TASK — All of the lines below are to be transcribed faithfully, with pictures excluded from the copy.

DATA SEGMENT —
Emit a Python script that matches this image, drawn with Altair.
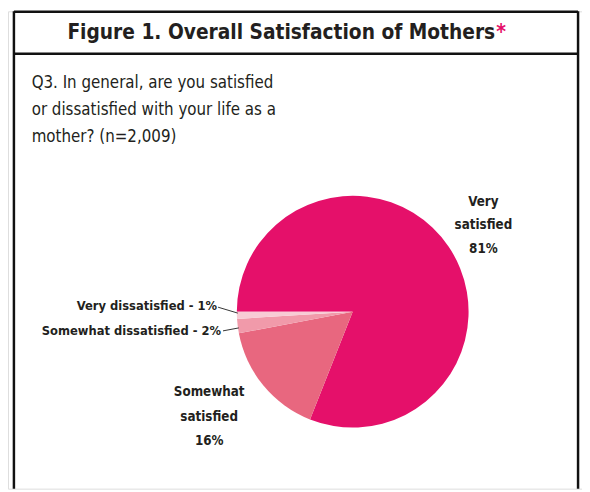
import math
import altair as alt
import pandas as pd

# ---- data ----
categories = ["Very satisfied", "Somewhat satisfied", "Somewhat dissatisfied", "Very dissatisfied"]
percents = [81, 16, 2, 1]
slice_colors = ["#E5106A", "#E8677F", "#F19AAA", "#F8CCD5"]
title_text = "Figure 1. Overall Satisfaction of Mothers"
question_lines = [
    "Q3. In general, are you satisfied",
    "or dissatisfied with your life as a",
    "mother? (n=2,009)",
]

FONT = "DejaVu Sans Condensed, DejaVu Sans, sans-serif"
INK = "#231F20"
W, H = 582, 484
CX, CY, R = 349.5, 304.5, 117.5
START = 1.5 * math.pi

df = pd.DataFrame({"category": categories, "percent": percents, "order": list(range(len(categories)))})

pie = alt.Chart(df).mark_arc(outerRadius=R).encode(
    theta=alt.Theta("percent:Q", stack=True,
                    scale=alt.Scale(domain=[0, sum(percents)], range=[START, START + 2 * math.pi])),
    color=alt.Color("category:N", scale=alt.Scale(domain=categories, range=slice_colors), legend=None),
    order=alt.Order("order:Q"),
    x=alt.value(CX),
    y=alt.value(CY),
)


def txt(text, x, y, size, weight="normal", align="left", color=INK, lh=None):
    kw = dict(font=FONT, fontSize=size, fontWeight=weight, align=align,
              baseline="alphabetic", color=color, lineBreak="\n")
    if lh is not None:
        kw["lineHeight"] = lh
    return alt.Chart(pd.DataFrame({"t": [text]})).mark_text(**kw).encode(
        text="t:N", x=alt.value(x), y=alt.value(y))


def rule(x, y, x2=None, y2=None, width=2.5, color="#111111"):
    enc = dict(x=alt.value(x), y=alt.value(y))
    if x2 is not None:
        enc["x2"] = alt.value(x2)
    if y2 is not None:
        enc["y2"] = alt.value(y2)
    return alt.Chart(pd.DataFrame({"a": [0]})).mark_rule(strokeWidth=width, color=color).encode(**enc)


layers = [
    # frame
    rule(6, 0.5, x2=578),
    rule(6, 43, x2=578),
    rule(6, 0, y2=H),
    rule(578, 0, y2=H),
    # title
    txt(title_text, 494, 28, 21, weight="bold", align="right"),
    txt("*", 495, 28, 21, weight="bold", align="left", color="#E5106A"),
    # question
    txt("\n".join(question_lines), 24, 78, 17, lh=27),
    pie,
    # leader lines
    rule(213, 300, x2=233, y2=306, width=1, color="#333333"),
    rule(218, 324, x2=234, y2=321, width=1, color="#333333"),
    # labels
    txt(f"{categories[3]} - {percents[3]}%", 212, 303, 13, weight="bold", align="right"),
    txt(f"{categories[2]} - {percents[2]}%", 216, 328, 13, weight="bold", align="right"),
    txt(f"Very\nsatisfied\n{percents[0]}%", 482, 197, 13.5, weight="bold", align="center", lh=24),
    txt(f"Somewhat\nsatisfied\n{percents[1]}%", 204, 390, 13.5, weight="bold", align="center", lh=25),
]

chart = alt.layer(*layers).properties(
    width=W, height=H,
    autosize=alt.AutoSizeParams(type="none"),
    padding=0,
).configure_view(stroke=None).configure(background="white")

chart.save("out.html", embed_options={"renderer": "svg", "actions": False})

TASK RESULT —
Emit a Python script that matches this image, drawn with Altair.
import math
import altair as alt
import pandas as pd

# ---- data ----
categories = ["Very satisfied", "Somewhat satisfied", "Somewhat dissatisfied", "Very dissatisfied"]
percents = [81, 16, 2, 1]
slice_colors = ["#E5106A", "#E8677F", "#F19AAA", "#F8CCD5"]
title_text = "Figure 1. Overall Satisfaction of Mothers"
question_lines = [
    "Q3. In general, are you satisfied",
    "or dissatisfied with your life as a",
    "mother? (n=2,009)",
]

FONT = "DejaVu Sans Condensed, DejaVu Sans, sans-serif"
INK = "#231F20"
W, H = 582, 484
CX, CY, R = 349.5, 304.5, 117.5
START = 1.5 * math.pi

df = pd.DataFrame({"category": categories, "percent": percents, "order": list(range(len(categories)))})

pie = alt.Chart(df).mark_arc(outerRadius=R).encode(
    theta=alt.Theta("percent:Q", stack=True,
                    scale=alt.Scale(domain=[0, sum(percents)], range=[START, START + 2 * math.pi])),
    color=alt.Color("category:N", scale=alt.Scale(domain=categories, range=slice_colors), legend=None),
    order=alt.Order("order:Q"),
    x=alt.value(CX),
    y=alt.value(CY),
)


def txt(text, x, y, size, weight="normal", align="left", color=INK, lh=None):
    kw = dict(font=FONT, fontSize=size, fontWeight=weight, align=align,
              baseline="alphabetic", color=color, lineBreak="\n")
    if lh is not None:
        kw["lineHeight"] = lh
    return alt.Chart(pd.DataFrame({"t": [text]})).mark_text(**kw).encode(
        text="t:N", x=alt.value(x), y=alt.value(y))


def rule(x, y, x2=None, y2=None, width=2.5, color="#111111"):
    enc = dict(x=alt.value(x), y=alt.value(y))
    if x2 is not None:
        enc["x2"] = alt.value(x2)
    if y2 is not None:
        enc["y2"] = alt.value(y2)
    return alt.Chart(pd.DataFrame({"a": [0]})).mark_rule(strokeWidth=width, color=color).encode(**enc)


layers = [
    # frame
    rule(6, 0.5, x2=578),
    rule(6, 43, x2=578),
    rule(6, 0, y2=H),
    rule(578, 0, y2=H),
    # title
    txt(title_text, 494, 28, 21, weight="bold", align="right"),
    txt("*", 495, 28, 21, weight="bold", align="left", color="#E5106A"),
    # question
    txt("\n".join(question_lines), 24, 78, 17, lh=27),
    pie,
    # leader lines
    rule(213, 300, x2=233, y2=306, width=1, color="#333333"),
    rule(218, 324, x2=234, y2=321, width=1, color="#333333"),
    # labels
    txt(f"{categories[3]} - {percents[3]}%", 212, 303, 13, weight="bold", align="right"),
    txt(f"{categories[2]} - {percents[2]}%", 216, 328, 13, weight="bold", align="right"),
    txt(f"Very\nsatisfied\n{percents[0]}%", 482, 197, 13.5, weight="bold", align="center", lh=24),
    txt(f"Somewhat\nsatisfied\n{percents[1]}%", 204, 390, 13.5, weight="bold", align="center", lh=25),
]

chart = alt.layer(*layers).properties(
    width=W, height=H,
    autosize=alt.AutoSizeParams(type="none"),
    padding=0,
).configure_view(stroke=None).configure(background="white")

chart.save("out.html", embed_options={"renderer": "svg", "actions": False})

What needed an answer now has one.